## OBJECTIVE:
In this exercise, print only the lines of the records below from the one with "Write a Python" through the one with "edgecolor=BAR_EDGE, linewidth=1.2, zorder=2)", inclusive. Pictures are not part of the copy.

## INPUT DATA:
"""

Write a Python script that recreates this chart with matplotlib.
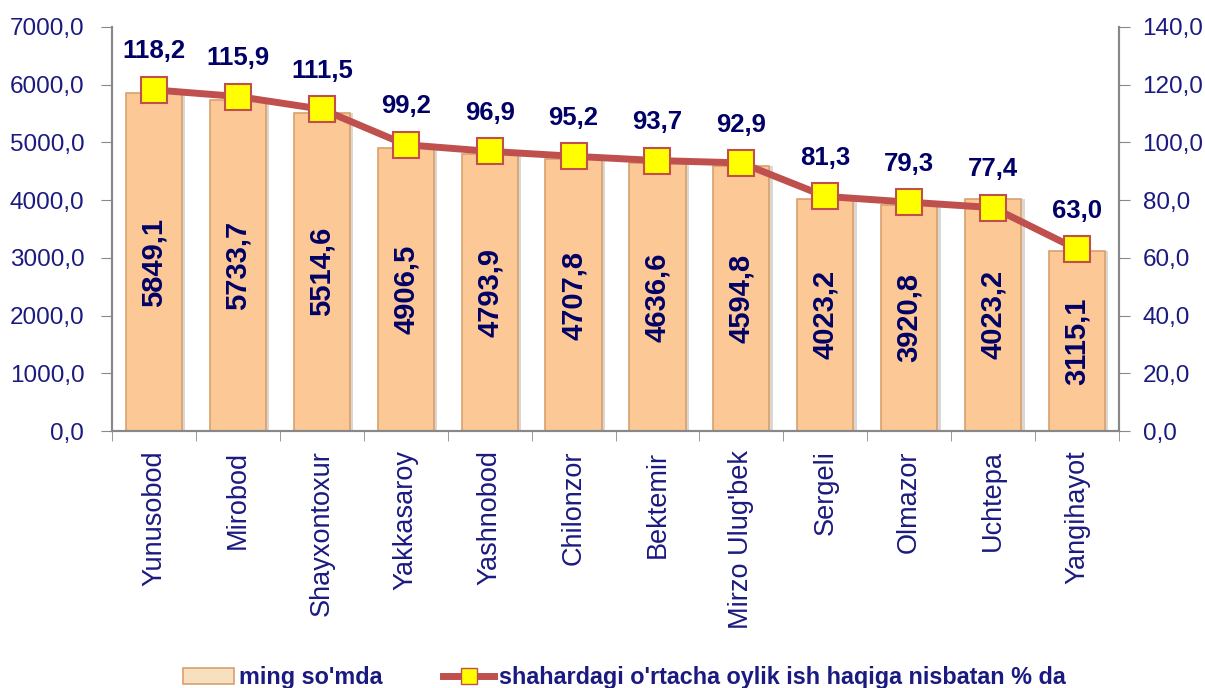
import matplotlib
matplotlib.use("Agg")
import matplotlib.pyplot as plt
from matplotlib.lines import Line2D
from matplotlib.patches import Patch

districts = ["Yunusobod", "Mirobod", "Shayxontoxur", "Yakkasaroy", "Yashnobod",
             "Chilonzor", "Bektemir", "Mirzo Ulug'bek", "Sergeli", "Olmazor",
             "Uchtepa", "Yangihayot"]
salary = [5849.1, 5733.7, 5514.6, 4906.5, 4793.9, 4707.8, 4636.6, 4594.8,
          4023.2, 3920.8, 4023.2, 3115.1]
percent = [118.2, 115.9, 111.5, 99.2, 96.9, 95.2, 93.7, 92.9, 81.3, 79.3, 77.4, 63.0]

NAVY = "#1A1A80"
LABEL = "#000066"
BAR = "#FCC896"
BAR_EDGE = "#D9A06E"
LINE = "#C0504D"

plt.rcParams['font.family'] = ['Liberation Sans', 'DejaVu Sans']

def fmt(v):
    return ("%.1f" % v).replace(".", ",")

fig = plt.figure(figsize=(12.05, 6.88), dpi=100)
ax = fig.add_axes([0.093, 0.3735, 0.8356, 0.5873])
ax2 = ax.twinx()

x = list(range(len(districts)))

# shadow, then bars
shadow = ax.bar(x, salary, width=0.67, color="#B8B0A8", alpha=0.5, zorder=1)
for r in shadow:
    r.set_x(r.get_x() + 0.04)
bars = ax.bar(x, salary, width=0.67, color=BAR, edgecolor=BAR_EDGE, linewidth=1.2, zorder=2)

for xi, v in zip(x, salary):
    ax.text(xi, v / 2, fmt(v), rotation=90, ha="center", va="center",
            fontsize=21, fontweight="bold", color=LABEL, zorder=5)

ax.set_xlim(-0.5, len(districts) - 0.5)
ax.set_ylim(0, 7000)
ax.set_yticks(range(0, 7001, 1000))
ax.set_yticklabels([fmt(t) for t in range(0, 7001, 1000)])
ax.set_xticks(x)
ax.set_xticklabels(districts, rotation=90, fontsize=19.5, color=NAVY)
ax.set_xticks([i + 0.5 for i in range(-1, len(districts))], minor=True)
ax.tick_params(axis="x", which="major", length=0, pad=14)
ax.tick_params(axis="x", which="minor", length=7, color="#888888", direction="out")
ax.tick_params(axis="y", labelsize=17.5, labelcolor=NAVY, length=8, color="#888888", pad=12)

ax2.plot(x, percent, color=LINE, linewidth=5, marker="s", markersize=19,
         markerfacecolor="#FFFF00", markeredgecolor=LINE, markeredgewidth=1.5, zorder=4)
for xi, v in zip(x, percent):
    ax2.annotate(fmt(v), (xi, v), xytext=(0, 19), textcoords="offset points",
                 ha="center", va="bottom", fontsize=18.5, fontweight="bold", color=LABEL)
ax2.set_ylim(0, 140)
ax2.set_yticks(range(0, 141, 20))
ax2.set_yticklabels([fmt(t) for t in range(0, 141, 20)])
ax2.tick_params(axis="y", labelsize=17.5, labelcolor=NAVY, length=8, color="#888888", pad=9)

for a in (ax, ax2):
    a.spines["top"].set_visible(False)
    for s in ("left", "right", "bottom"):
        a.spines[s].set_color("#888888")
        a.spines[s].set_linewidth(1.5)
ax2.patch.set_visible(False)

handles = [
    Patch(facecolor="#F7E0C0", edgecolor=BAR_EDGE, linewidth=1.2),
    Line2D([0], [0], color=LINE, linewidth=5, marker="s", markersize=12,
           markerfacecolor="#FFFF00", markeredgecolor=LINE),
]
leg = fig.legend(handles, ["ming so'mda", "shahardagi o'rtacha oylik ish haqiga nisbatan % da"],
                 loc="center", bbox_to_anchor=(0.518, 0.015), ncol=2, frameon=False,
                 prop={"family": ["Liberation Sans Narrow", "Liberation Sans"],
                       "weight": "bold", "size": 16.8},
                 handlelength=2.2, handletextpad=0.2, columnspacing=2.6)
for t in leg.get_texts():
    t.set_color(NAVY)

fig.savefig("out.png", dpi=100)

"""
"""

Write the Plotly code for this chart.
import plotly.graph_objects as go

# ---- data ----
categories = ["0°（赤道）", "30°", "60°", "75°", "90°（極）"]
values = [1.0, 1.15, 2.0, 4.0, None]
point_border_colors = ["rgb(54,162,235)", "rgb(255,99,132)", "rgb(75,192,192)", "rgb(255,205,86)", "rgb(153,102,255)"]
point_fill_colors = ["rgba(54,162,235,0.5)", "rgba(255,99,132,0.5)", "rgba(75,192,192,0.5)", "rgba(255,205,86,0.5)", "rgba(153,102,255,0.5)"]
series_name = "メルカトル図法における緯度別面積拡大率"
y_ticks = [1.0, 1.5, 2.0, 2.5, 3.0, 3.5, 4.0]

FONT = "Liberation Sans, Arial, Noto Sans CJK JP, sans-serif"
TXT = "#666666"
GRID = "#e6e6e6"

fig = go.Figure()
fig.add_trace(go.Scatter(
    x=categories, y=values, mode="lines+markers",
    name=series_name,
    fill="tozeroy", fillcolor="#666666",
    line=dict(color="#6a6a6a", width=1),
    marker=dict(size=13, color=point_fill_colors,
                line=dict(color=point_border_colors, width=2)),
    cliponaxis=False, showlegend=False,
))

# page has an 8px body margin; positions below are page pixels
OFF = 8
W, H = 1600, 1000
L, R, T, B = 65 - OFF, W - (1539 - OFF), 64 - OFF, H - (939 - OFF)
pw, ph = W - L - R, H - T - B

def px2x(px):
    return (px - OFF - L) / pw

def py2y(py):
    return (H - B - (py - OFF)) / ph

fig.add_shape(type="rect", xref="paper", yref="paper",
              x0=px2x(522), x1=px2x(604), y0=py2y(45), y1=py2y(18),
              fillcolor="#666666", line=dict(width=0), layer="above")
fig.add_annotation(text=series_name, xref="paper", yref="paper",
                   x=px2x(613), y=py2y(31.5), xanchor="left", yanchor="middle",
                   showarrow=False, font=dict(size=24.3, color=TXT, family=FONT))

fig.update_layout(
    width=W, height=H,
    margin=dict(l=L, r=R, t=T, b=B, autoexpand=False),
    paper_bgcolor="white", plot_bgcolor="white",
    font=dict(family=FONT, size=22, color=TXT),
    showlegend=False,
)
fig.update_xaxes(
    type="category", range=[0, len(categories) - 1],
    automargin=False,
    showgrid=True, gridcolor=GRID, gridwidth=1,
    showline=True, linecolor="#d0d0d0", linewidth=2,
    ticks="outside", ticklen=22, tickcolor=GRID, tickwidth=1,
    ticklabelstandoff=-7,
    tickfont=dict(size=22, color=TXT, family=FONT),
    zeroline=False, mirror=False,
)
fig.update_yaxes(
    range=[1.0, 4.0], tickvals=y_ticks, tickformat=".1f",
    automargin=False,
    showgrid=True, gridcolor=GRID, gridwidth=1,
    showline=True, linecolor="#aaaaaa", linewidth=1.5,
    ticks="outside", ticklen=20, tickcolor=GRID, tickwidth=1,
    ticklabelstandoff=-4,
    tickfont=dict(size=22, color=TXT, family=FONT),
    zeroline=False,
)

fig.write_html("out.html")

"""
"""

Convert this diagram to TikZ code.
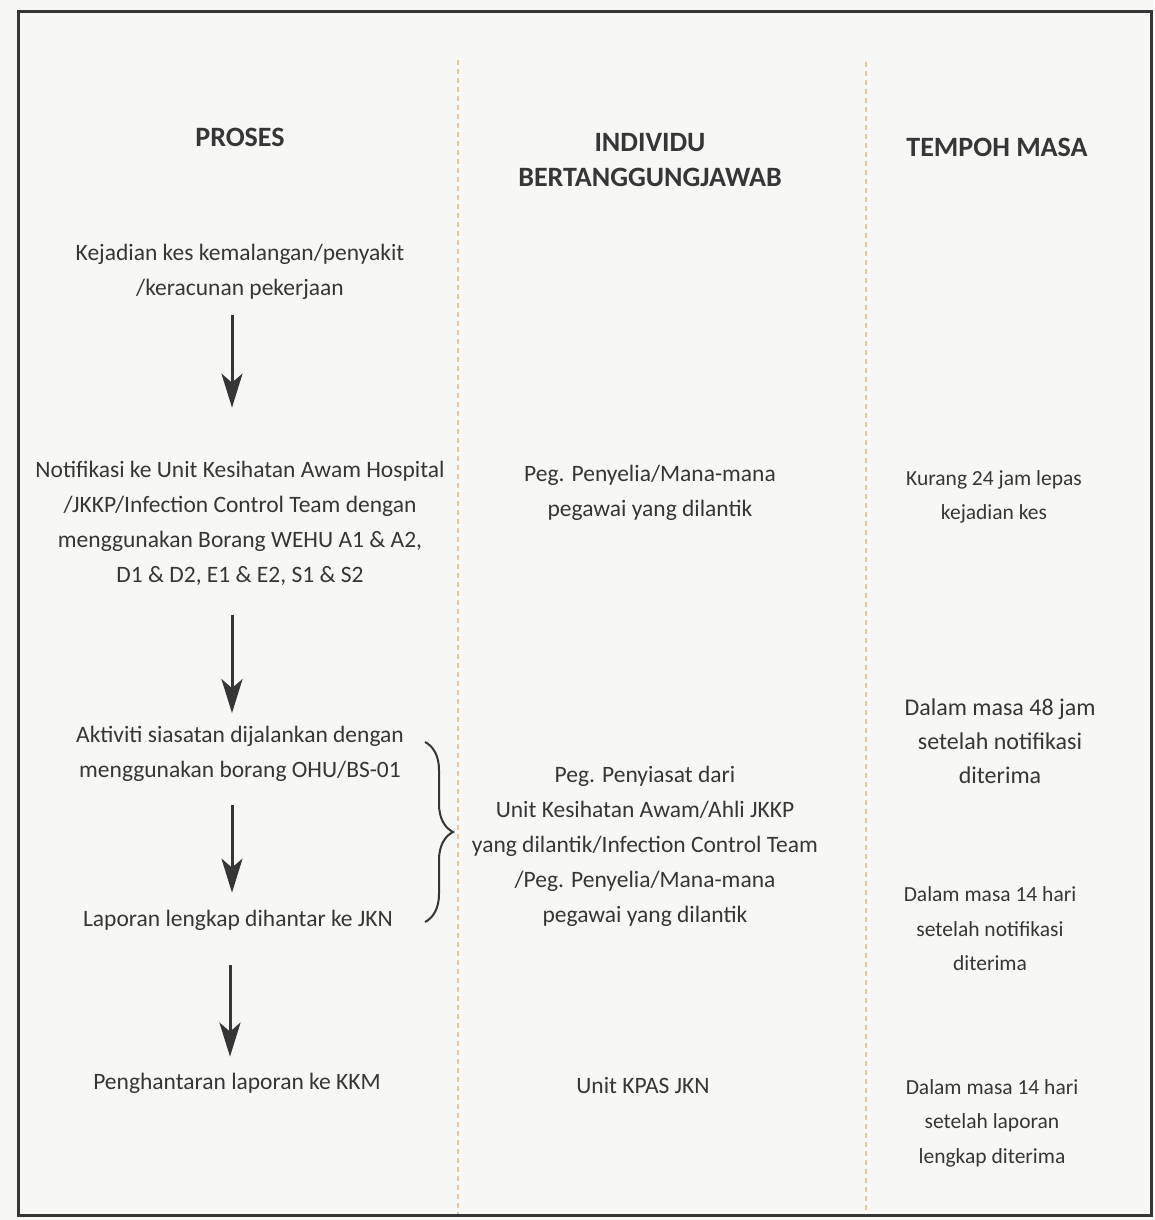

"""

## WRITTEN REPLY:
Write a Python script that recreates this chart with matplotlib.
import matplotlib
matplotlib.use("Agg")
import matplotlib.pyplot as plt
from matplotlib.lines import Line2D
from matplotlib.patches import Patch

districts = ["Yunusobod", "Mirobod", "Shayxontoxur", "Yakkasaroy", "Yashnobod",
             "Chilonzor", "Bektemir", "Mirzo Ulug'bek", "Sergeli", "Olmazor",
             "Uchtepa", "Yangihayot"]
salary = [5849.1, 5733.7, 5514.6, 4906.5, 4793.9, 4707.8, 4636.6, 4594.8,
          4023.2, 3920.8, 4023.2, 3115.1]
percent = [118.2, 115.9, 111.5, 99.2, 96.9, 95.2, 93.7, 92.9, 81.3, 79.3, 77.4, 63.0]

NAVY = "#1A1A80"
LABEL = "#000066"
BAR = "#FCC896"
BAR_EDGE = "#D9A06E"
LINE = "#C0504D"

plt.rcParams['font.family'] = ['Liberation Sans', 'DejaVu Sans']

def fmt(v):
    return ("%.1f" % v).replace(".", ",")

fig = plt.figure(figsize=(12.05, 6.88), dpi=100)
ax = fig.add_axes([0.093, 0.3735, 0.8356, 0.5873])
ax2 = ax.twinx()

x = list(range(len(districts)))

# shadow, then bars
shadow = ax.bar(x, salary, width=0.67, color="#B8B0A8", alpha=0.5, zorder=1)
for r in shadow:
    r.set_x(r.get_x() + 0.04)
bars = ax.bar(x, salary, width=0.67, color=BAR, edgecolor=BAR_EDGE, linewidth=1.2, zorder=2)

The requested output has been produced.